Given how badly things got botched, Pipek says it’s tempting to write the acclimatization societies off as a bunch of amateurs, but this wasn’t the case. Their members included many respected scientists and high-level government officials (including New Zealand’s governor-general and prime minister at the time), and Pipek says the whole ordeal is more indicative of the gap in knowledge and experience between scientists and farmers.

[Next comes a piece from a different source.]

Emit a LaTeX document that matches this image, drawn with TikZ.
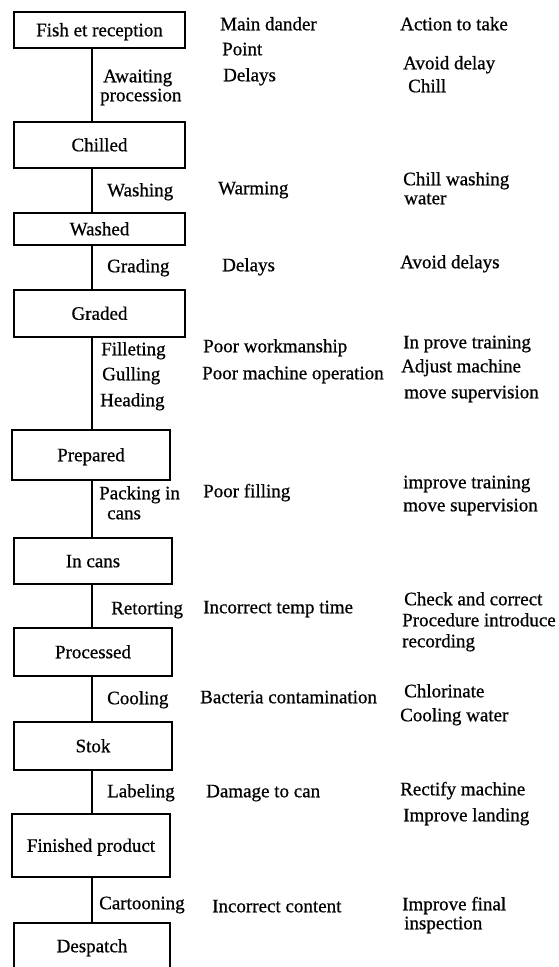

With the mistake realized and the damage done, yellowhammers were relieved of their government protection and farmers declared open season on them. Hunters were hired and rewards were offered for dead birds, young boys competed in egg collecting contests and poisoned grain was spread over fields during the winter. In 1902, the birds became enemies of the state and were listed as “injurious birds” in the Birds Nuisance Act, which empowered the government to organize and direct efforts to destroy them. A few years later, the acclimatization societies tried to solve the yellowhammer problem the same way they did the insect problem, with similar results. They imported another species, the little owl, to hunt yellowhammers, but there’s little evidence the owls put a dent in the yellowhammer population. They did, however, have a taste for the endangered Cromwell chafer beetle, and limit the bug’s numbers even today.
Yellowhammers were killed in large numbers for the next few decades, but the effort was too little, too late, and the birds were already too common and widespread to be wiped out or controlled. The genie couldn’t be put back in the bottle, nor the bird back on the ship. Today, the yellowhammers are more or less tolerated in New Zealand, and while they’re still listed as a crop pest, they’re no longer considered a serious threat to agriculture.
Besides revealing a fascinating story of a little bird that threw a whole nation into disarray and reminding us that messing with nature can blow up in our faces, Pipek’s study shows that there’s a lot to learn about natural history by looking at social history. Just studying the yellowhammer’s biology doesn’t tell the whole story of how it spread so successfully across New Zealand—most of the details were tucked away in ship’s logs, letters, newspaper clippings, and the account books of long-gone acclimatization societies, and only unearthed when Pipek and his team went looking off the beaten path of information. Finding all those details would have been a lifetime’s work until recently, but the digitization of newspaper archives, books, and historical documents is making it easier than ever before. The invasive species that cause us problems today are often the result of past human activities, Pipek says, so historical information could play a big role in how we study and deal with them. Hopefully, none of it involves swallowing a horse.